Highland Storm! It’s a wonderful show put on by the College of Piping in Summerside every summer. This was our third visit. There is always an underlying theme to the program. This year they depicted the arrival of the Scottish settlers and some of the other groups. There was only one mention of Belfast where the Selkirk settlers arrived. It is a huge story in itself and was supplanted by the people who settled Summerside, as if the Selkirk settlers barely existed. I was disappointed in that. They had a major hand in settling PEI.
Otherwise, it was superb. As a former piper and would-be dancer and drummer I could follow it all. The piping was note perfect. The tuning was precise and the chording was exact. I could even still follow the pipe major’s signals to his musicians.
The drumming was exact as well. My biggest fault as a musician was that while I could hear the beat and tap it with my foot, it never made it from, my brain to my fingers for some reason. So my phase as a drumming student never went very far.
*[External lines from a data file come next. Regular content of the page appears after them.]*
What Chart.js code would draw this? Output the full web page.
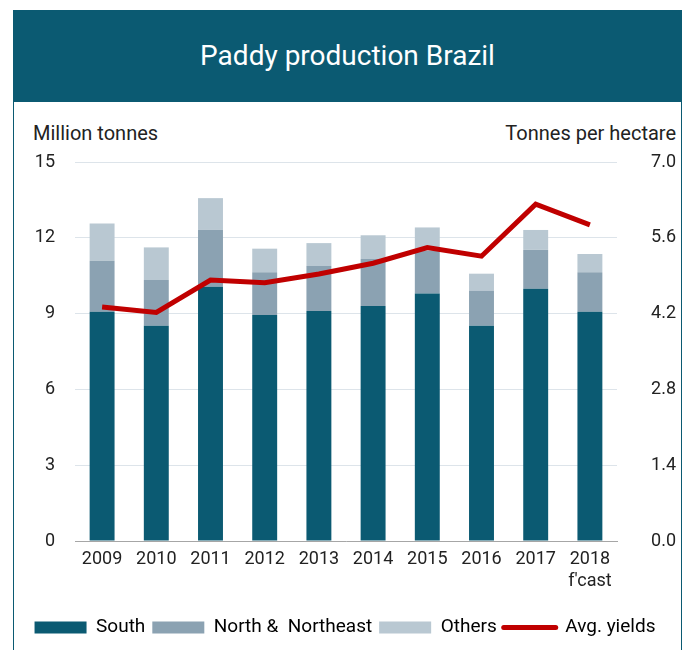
<!DOCTYPE html>
<html><head><meta charset="utf-8">
<script src="https://cdn.jsdelivr.net/npm/chart.js@4"></script>
<style>
body{margin:0;background:#fff;width:684px;height:650px;overflow:hidden;position:relative;font-family:Roboto,sans-serif;}
#frame{position:absolute;left:13px;top:10px;width:667px;height:660px;border:1px solid #0b5a72;}
#band{position:absolute;left:13px;top:10px;width:669px;height:92px;background:#0b5a72;color:#fff;font-size:28px;text-align:center;line-height:92px;}
.axt{position:absolute;top:121px;font-size:20px;color:#222;line-height:24px;}
#wrap{position:absolute;left:14px;top:102px;width:667px;height:548px;}
</style></head>
<body>
<div id="frame"></div>
<div id="band">Paddy production Brazil</div>
<div class="axt" style="left:33px">Million tonnes</div>
<div class="axt" style="right:8px">Tonnes per hectare</div>
<div id="wrap"><canvas id="c"></canvas></div>
<script>
const years = ['2009','2010','2011','2012','2013','2014','2015','2016','2017',['2018',"f'cast"]];
const south = [9.07, 8.52, 10.06, 8.94, 9.10, 9.30, 9.80, 8.52, 9.98, 9.07];
const northNortheast = [2.02, 1.81, 2.25, 1.70, 1.78, 1.86, 1.69, 1.39, 1.54, 1.57];
const others = [1.48, 1.29, 1.26, 0.93, 0.91, 0.94, 0.92, 0.67, 0.79, 0.72];
const avgYields = [4.32, 4.22, 4.82, 4.77, 4.93, 5.13, 5.42, 5.26, 6.22, 5.84];
const leftTicks = [0, 3, 6, 9, 12, 15];
const rightTicks = ['0.0', '1.4', '2.8', '4.2', '5.6', '7.0'];

const FONT = "Roboto, sans-serif";
Chart.defaults.font.family = FONT;
Chart.defaults.color = '#222';

new Chart(document.getElementById('c'), {
  data: {
    labels: years,
    datasets: [
      {type:'line', label:'Avg. yields', data: avgYields, yAxisID:'y1', borderColor:'#c00000', backgroundColor:'#c00000', borderWidth:5, pointRadius:0, tension:0, order:0},
      {type:'bar', label:'South', data: south, backgroundColor:'#0b5a72', yAxisID:'y', order:1},
      {type:'bar', label:'North &  Northeast', data: northNortheast, backgroundColor:'#8ba2b2', yAxisID:'y', order:1},
      {type:'bar', label:'Others', data: others, backgroundColor:'#b9c8d2', yAxisID:'y', order:1}
    ]
  },
  options: {
    responsive:true, maintainAspectRatio:false, animation:false,
    layout:{padding:{top:60, left:0, right:5, bottom:3}},
    datasets:{bar:{barPercentage:0.46, categoryPercentage:1}},
    plugins:{
      tooltip:{enabled:false},
      legend:{
        position:'bottom',
        labels:{
          usePointStyle:true, pointStyleWidth:52, boxHeight:12, padding:7,
          font:{size:19},
          generateLabels(chart){
            const ds = chart.data.datasets;
            const order = [1,2,3,0];
            return order.map(i => {
              const d = ds[i];
              const isLine = d.type === 'line';
              return {
                text: d.label, datasetIndex:i,
                fillStyle: d.backgroundColor,
                strokeStyle: isLine ? d.borderColor : d.backgroundColor,
                lineWidth: isLine ? 5 : 0,
                lineCap: 'round',
                pointStyle: isLine ? 'line' : 'rect',
                hidden:false
              };
            });
          }
        }
      }
    },
    scales:{
      x:{
        stacked:true,
        afterFit(s){ s.height = 70; },
        grid:{display:false, drawTicks:false},
        border:{display:true, color:'#a6a6a6', width:1},
        ticks:{font:{size:18}, padding:8, maxRotation:0, autoSkip:false}
      },
      y:{
        stacked:true, position:'left', min:0, max:15,
        afterBuildTicks(s){ s.ticks = leftTicks.map(v => ({value:v})); },
        afterFit(s){ s.width = 61; },
        grid:{color:'#dde4ea', lineWidth:1, drawTicks:false},
        border:{display:false},
        ticks:{font:{size:18}, padding:20}
      },
      y1:{
        position:'right', min:0, max:7,
        afterBuildTicks(s){ s.ticks = rightTicks.map(v => ({value:parseFloat(v)})); },
        afterFit(s){ s.width = 59; },
        grid:{display:false, drawTicks:false},
        border:{display:false},
        ticks:{font:{size:18}, padding:18, callback:(v,i)=>rightTicks[i], crossAlign:'far'}
      }
    }
  }
});
</script>
</body></html>
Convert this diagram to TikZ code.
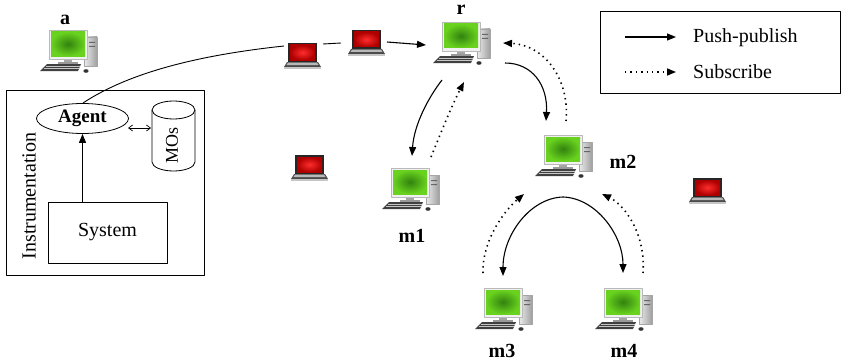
\documentclass[tikz,border=0pt]{standalone}
\usepackage{fontspec}
\setmainfont{Liberation Serif}
\usetikzlibrary{arrows.meta,shapes.geometric}
\definecolor{scrG}{RGB}{105,210,30}
\definecolor{scrD}{RGB}{50,130,15}
\definecolor{lapR}{RGB}{255,45,45}
\definecolor{lapD}{RGB}{175,0,0}
\begin{document}
\begin{tikzpicture}[x=1pt,y=-1pt,line join=round,
  lbl/.style={font=\fontsize{20}{24}\selectfont\bfseries,inner sep=0pt},
  txt/.style={font=\fontsize{20}{24}\selectfont,inner sep=0pt},
  tipA/.style={-{Triangle[length=9pt,width=7pt]}},
  push/.style={line width=1.1pt,tipA},
  sub/.style={line width=1.6pt,dash pattern=on 1.4pt off 4pt,tipA},
  boxed/.style={draw,line width=1pt,inner sep=0pt},
  desktop/.pic={
    \shade[left color=gray!15,right color=gray!75] (44,7) rectangle (57,36);
    \draw[gray!70,line width=0.4pt] (44,7) rectangle (57,36);
    \fill[black!60] (49,12) rectangle (55,13) (49,16) rectangle (55,17);
    \fill[gray!70] (24,28) rectangle (32,33);
    \fill[gray!80] (18,32) rectangle (38,34);
    \fill[gray!12] (9,0) rectangle (47,29);
    \draw[gray!55,line width=0.5pt] (9,0) rectangle (47,29);
    \shade[inner color=scrD,outer color=scrG] (11,2) rectangle (45,26);
    \fill[black!75] (7,34) -- (41,34) -- (38,41) -- (0,41) -- cycle;
    \draw[gray!45,line width=0.6pt] (6,36) -- (40,36) (4,38.5) -- (39,38.5);
    \fill[black!80] (46,41) ellipse (2.6 and 1.8);
  },
  laptop/.pic={
    \fill[black!85] (4,0) rectangle (33,19);
    \shade[inner color=lapR,outer color=lapD] (6,2) rectangle (31,17);
    \fill[black!70] (3,19) -- (34,19) -- (37,24) -- (0,24) -- cycle;
    \fill[gray!55] (4,19.6) -- (33,19.6) -- (34.5,22) -- (2.5,22) -- cycle;
    \fill[gray!45] (0,24) rectangle (37,26);
  }]
\useasboundingbox (0,0) rectangle (842,361);

% legend
\node[boxed,minimum width=240pt,minimum height=81pt] (legend) at (720,52.5) {};
\coordinate (lpA) at (625,37); \coordinate (lpB) at (676,37);
\coordinate (lsA) at (625,72); \coordinate (lsB) at (676,72);
\draw[push] (lpA) -- (lpB);
\draw[sub] (lsA) -- (lsB);
\node[txt,anchor=base west] (tpush) at (693,43) {Push-publish};
\node[txt,anchor=base west] (tsub) at (693,78) {Subscribe};

% instrumentation
\node[boxed,minimum width=198pt,minimum height=185pt] (instr) at (105,182.5) {};
\node[txt,rotate=90] (tinstr) at (29,196) {Instrumentation};
\node[draw,ellipse,line width=0.8pt,minimum width=92pt,minimum height=30pt,inner sep=0pt,
      font=\fontsize{19}{22}\selectfont\bfseries] (agent) at (82.5,118.5) {Agent};
\node[boxed,minimum width=119pt,minimum height=61pt,txt] (system) at (107.5,232.5) {System};
% MOs cylinder
\draw[line width=0.8pt] (152,110) arc[start angle=180,end angle=540,x radius=21.5,y radius=9];
\draw[line width=0.8pt] (152,110) -- (152,162) arc[start angle=180,end angle=360,x radius=21.5,y radius=-9] -- (195,110);
\node[txt,rotate=90,font=\fontsize{18}{22}\selectfont] (mos) at (172,145) {MOs};
\coordinate (agR) at (128,128); \coordinate (mosL) at (151,128);
\draw[line width=0.7pt,{Straight Barb[length=4pt,width=6pt]}-{Straight Barb[length=4pt,width=6pt]}] (agR) -- (mosL);
\draw[line width=1pt,-{Triangle[length=9pt,width=7pt]}] (system.north -| agent.south) coordinate (sysT) -- (agent.south);

% computers
\pic (pa) at (40,30) {desktop};
\pic (pr) at (433,22) {desktop};
\pic (pm1) at (382,168) {desktop};
\pic (pm2) at (535,135) {desktop};
\pic (pm3) at (475,288) {desktop};
\pic (pm4) at (595,288) {desktop};
\pic (l1) at (284,43) {laptop};
\pic (l2) at (348,30) {laptop};
\pic (l3) at (291,155) {laptop};
\pic (l4) at (689,178) {laptop};

\node[lbl,anchor=base] (la) at (65,25) {a};
\node[lbl,anchor=base] (lr) at (461,15) {r};
\node[lbl,anchor=base] (lm1) at (412,242) {m1};
\node[lbl,anchor=base] (lm2) at (623,168) {m2};
\node[lbl,anchor=base] (lm3) at (502,357) {m3};
\node[lbl,anchor=base] (lm4) at (624,357) {m4};

% route to r
\coordinate (agT) at (83,103);
\coordinate (l1L) at (284,46);
\coordinate (l1R) at (323,44);
\coordinate (l2L) at (341,43);
\coordinate (l2R) at (387,42);
\coordinate (rL) at (426,45);
\draw[line width=0.9pt] (agT) .. controls (130,72) and (200,55) .. (l1L);
\draw[line width=0.9pt] (l1R) -- (l2L);
\draw[push] (l2R) -- (rL);

% r <-> m1
\coordinate (a1s) at (442,80); \coordinate (a1e) at (412,156);
\draw[push] (a1s) .. controls (428,98) and (414,125) .. (a1e);
\coordinate (b1s) at (431,157); \coordinate (b1e) at (464,82);
\draw[sub] (b1s) .. controls (440,135) and (452,105) .. (b1e);
% r <-> m2
\coordinate (a2s) at (505,63); \coordinate (a2e) at (546,121);
\draw[push] (a2s) .. controls (532,63) and (548,85) .. (a2e);
\coordinate (b2s) at (566,121); \coordinate (b2e) at (503,43);
\draw[sub] (b2s) .. controls (570,80) and (545,45) .. (b2e);
% m2 -> m3, m4
\coordinate (apex) at (563,197);
\coordinate (a3e) at (503,276); \coordinate (a4e) at (623,273);
\draw[push] (apex) .. controls (530,198) and (503,235) .. (a3e);
\draw[push] (apex) .. controls (596,198) and (623,235) .. (a4e);
\coordinate (b3s) at (483,273); \coordinate (b3e) at (524,194);
\draw[sub] (b3s) .. controls (482,240) and (505,210) .. (b3e);
\coordinate (b4s) at (643,273); \coordinate (b4e) at (602,194);
\draw[sub] (b4s) .. controls (646,235) and (625,205) .. (b4e);
\end{tikzpicture}
\end{document}
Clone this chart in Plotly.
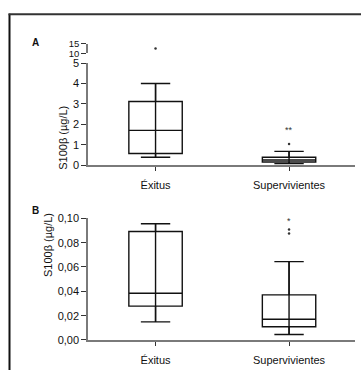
import plotly.graph_objects as go

W, H = 361, 376

cats = ["Éxitus", "Supervivientes"]

# Panel A (S100β µg/L)
a_low = [0.38, 0.07]
a_q1 = [0.57, 0.15]
a_med = [1.70, 0.25]
a_q3 = [3.12, 0.38]
a_high = [4.0, 0.67]
a_out_cat = ["Éxitus", "Supervivientes"]
a_out_val = [12.5, 1.03]
a_sig_cat = ["Supervivientes"]
a_sig_val = [1.74]
a_sig_txt = ["**"]
a_ticks_low = [0, 1, 2, 3, 4, 5]
a_ticks_up = [10, 15]

# Panel B
b_low = [0.0149, 0.0045]
b_q1 = [0.0278, 0.0109]
b_med = [0.0384, 0.0170]
b_q3 = [0.0891, 0.0371]
b_high = [0.0955, 0.0644]
b_out_cat = ["Supervivientes", "Supervivientes"]
b_out_val = [0.0907, 0.0875]
b_sig_cat = ["Supervivientes"]
b_sig_val = [0.0976]
b_sig_txt = ["*"]
b_ticks = [0.0, 0.02, 0.04, 0.06, 0.08, 0.10]
b_tick_txt = [f"{v:.2f}".replace(".", ",") for v in b_ticks]

FONT = "Liberation Sans, Arial, sans-serif"
AX = "#7a7a7a"

def px_x(p):
    return p / W

def px_y(p):
    return 1 - p / H

fig = go.Figure()

def add_panel(xa, ya, low, q1, med, q3, high):
    fig.add_trace(go.Box(
        x=cats, q1=q1, median=med, q3=q3, lowerfence=low, upperfence=high,
        width=0.4, whiskerwidth=0.55, fillcolor="rgba(0,0,0,0)",
        line=dict(color="#111", width=1.4), boxpoints=False,
        xaxis=xa, yaxis=ya, showlegend=False, hoverinfo="skip"))
    for c, lo, hi in zip(cats, low, high):
        fig.add_trace(go.Scatter(
            x=[c, c], y=[lo, hi], mode="lines",
            line=dict(color="#111", width=1.4),
            xaxis=xa, yaxis=ya, showlegend=False, hoverinfo="skip"))

add_panel("x", "y", a_low, a_q1, a_med, a_q3, a_high)
add_panel("x3", "y3", b_low, b_q1, b_med, b_q3, b_high)

# outliers panel A: split between broken axis parts
for c, v in zip(a_out_cat, a_out_val):
    fig.add_trace(go.Scatter(
        x=[c], y=[v], mode="markers",
        marker=dict(color="#333", size=2.5),
        xaxis="x2" if v >= 10 else "x", yaxis="y2" if v >= 10 else "y",
        showlegend=False, hoverinfo="skip"))
fig.add_trace(go.Scatter(
    x=b_out_cat, y=b_out_val, mode="markers",
    marker=dict(color="#333", size=2.5),
    xaxis="x3", yaxis="y3", showlegend=False, hoverinfo="skip"))

for c, v, t in zip(a_sig_cat, a_sig_val, a_sig_txt):
    fig.add_annotation(x=c, y=v, xref="x", yref="y", text=t, showarrow=False,
                       font=dict(size=9, color="#333", family=FONT))
for c, v, t in zip(b_sig_cat, b_sig_val, b_sig_txt):
    fig.add_annotation(x=c, y=v, xref="x3", yref="y3", text=t, showarrow=False,
                       font=dict(size=9, color="#333", family=FONT))

xdom = [px_x(88), px_x(355)]
xrange = [-0.506, 1.494]

def tf(size=11):
    return dict(size=size, color="#111", family=FONT)

common_x = dict(domain=xdom, range=xrange, type="category",
                categoryorder="array", categoryarray=cats,
                showline=True, linecolor=AX, linewidth=1.5,
                ticks="outside", ticklen=4, tickcolor="#333", tickwidth=1,
                ticklabelstandoff=5,
                tickfont=tf(), showgrid=False, zeroline=False)
common_y = dict(showline=True, linecolor=AX, linewidth=1.5,
                ticks="outside", ticklen=5, tickcolor="#333", tickwidth=1,
                showgrid=False, zeroline=False)

fig.update_layout(
    width=W, height=H,
    margin=dict(l=0, r=0, t=0, b=0),
    paper_bgcolor="white", plot_bgcolor="white",
    font=dict(family=FONT),
    xaxis=dict(**common_x, anchor="y"),
    yaxis=dict(**common_y, domain=[px_y(164.3), px_y(59)], range=[0, 5],
               tickvals=a_ticks_low, anchor="x", tickfont=tf()),
    xaxis2=dict(domain=xdom, range=xrange, type="category",
                categoryorder="array", categoryarray=cats,
                visible=False, anchor="y2"),
    yaxis2=dict(**common_y, domain=[px_y(49), px_y(39)], range=[10, 15],
                tickvals=a_ticks_up, anchor="x2", tickfont=tf(9.5)),
    xaxis3=dict(**common_x, anchor="y3"),
    yaxis3=dict(**common_y, domain=[px_y(345), px_y(219.3)], range=[0, 0.10],
                tickvals=b_ticks, ticktext=b_tick_txt, anchor="x3",
                tickfont=tf()),
)

# frame (left and top edges visible)
fig.add_shape(type="line", xref="paper", yref="paper",
              x0=px_x(9.5), x1=px_x(9.5), y0=0, y1=px_y(8),
              line=dict(color="#111", width=2))
fig.add_shape(type="line", xref="paper", yref="paper",
              x0=px_x(8.5), x1=1, y0=px_y(8.5), y1=px_y(8.5),
              line=dict(color="#333", width=2))

# panel letters
fig.add_annotation(x=px_x(30), y=px_y(30), xref="paper", yref="paper",
                   text="<b>A</b>", showarrow=False,
                   font=dict(size=10, color="#111", family=FONT))
fig.add_annotation(x=px_x(30), y=px_y(211), xref="paper", yref="paper",
                   text="<b>B</b>", showarrow=False,
                   font=dict(size=10, color="#111", family=FONT))

# axis titles
fig.add_annotation(x=px_x(55), y=px_y(101), xref="paper", yref="paper",
                   text="S100β (µg/L)", textangle=-90, showarrow=False,
                   font=dict(size=11, color="#111", family=FONT))
fig.add_annotation(x=px_x(40), y=px_y(282), xref="paper", yref="paper",
                   text="S100β (µg/L)", textangle=-90, showarrow=False,
                   font=dict(size=11, color="#111", family=FONT))

fig.write_html("out.html")
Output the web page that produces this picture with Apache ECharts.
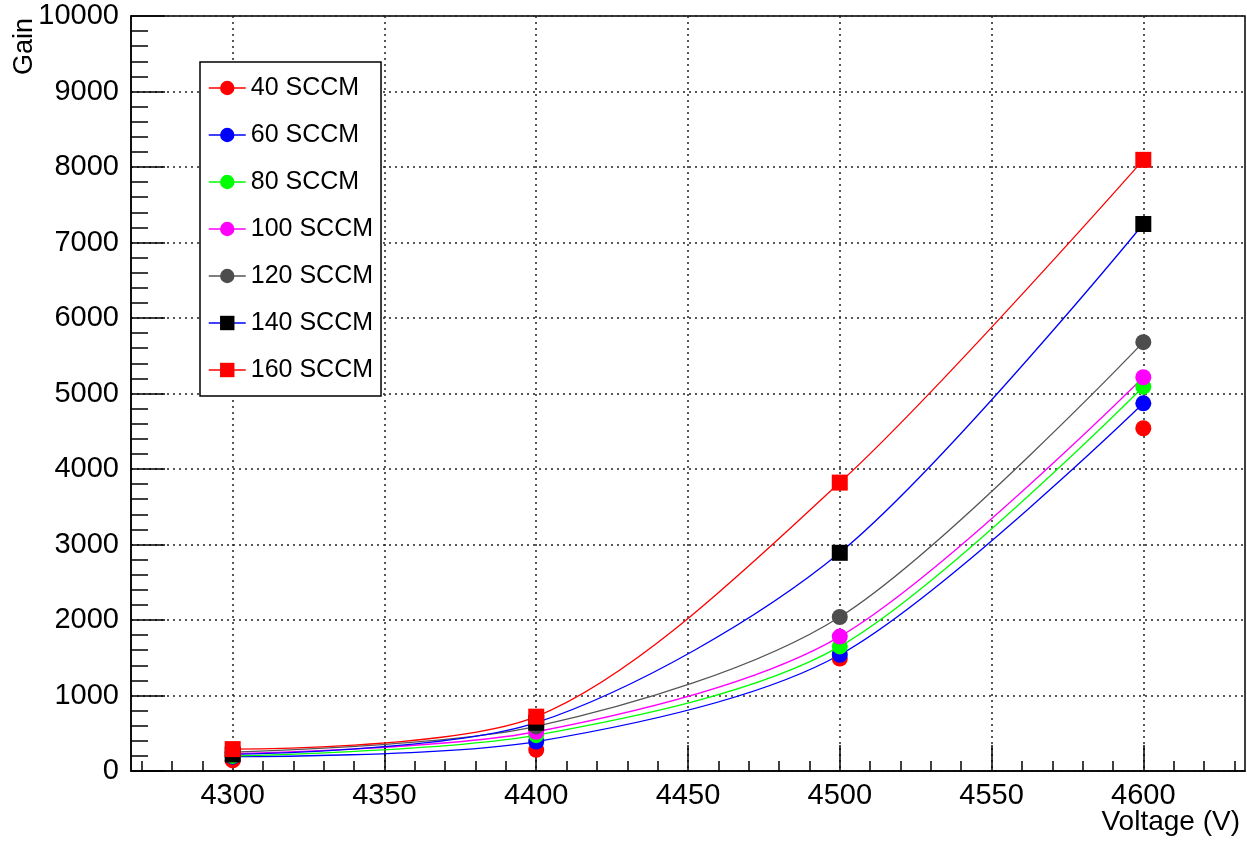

However, I can still do a decent momandatta. I got lost in triplets until I studied violin. I did not make it as a dancer either. But I was a good piper and I played in quartets as well as the band. I also did a little solo piping.
It was an enjoyable evening. It brought back many happy memories of times spent with other band members, parades, parties and long road trips to competitions and Natal Day parades. It made me a little sad too. Those times are all over for me. I stopped piping about thirty years ago mainly because there were no other pipers where I lived and I was an oddity. Now if I tried to blow a set of pipes I’d probably faint.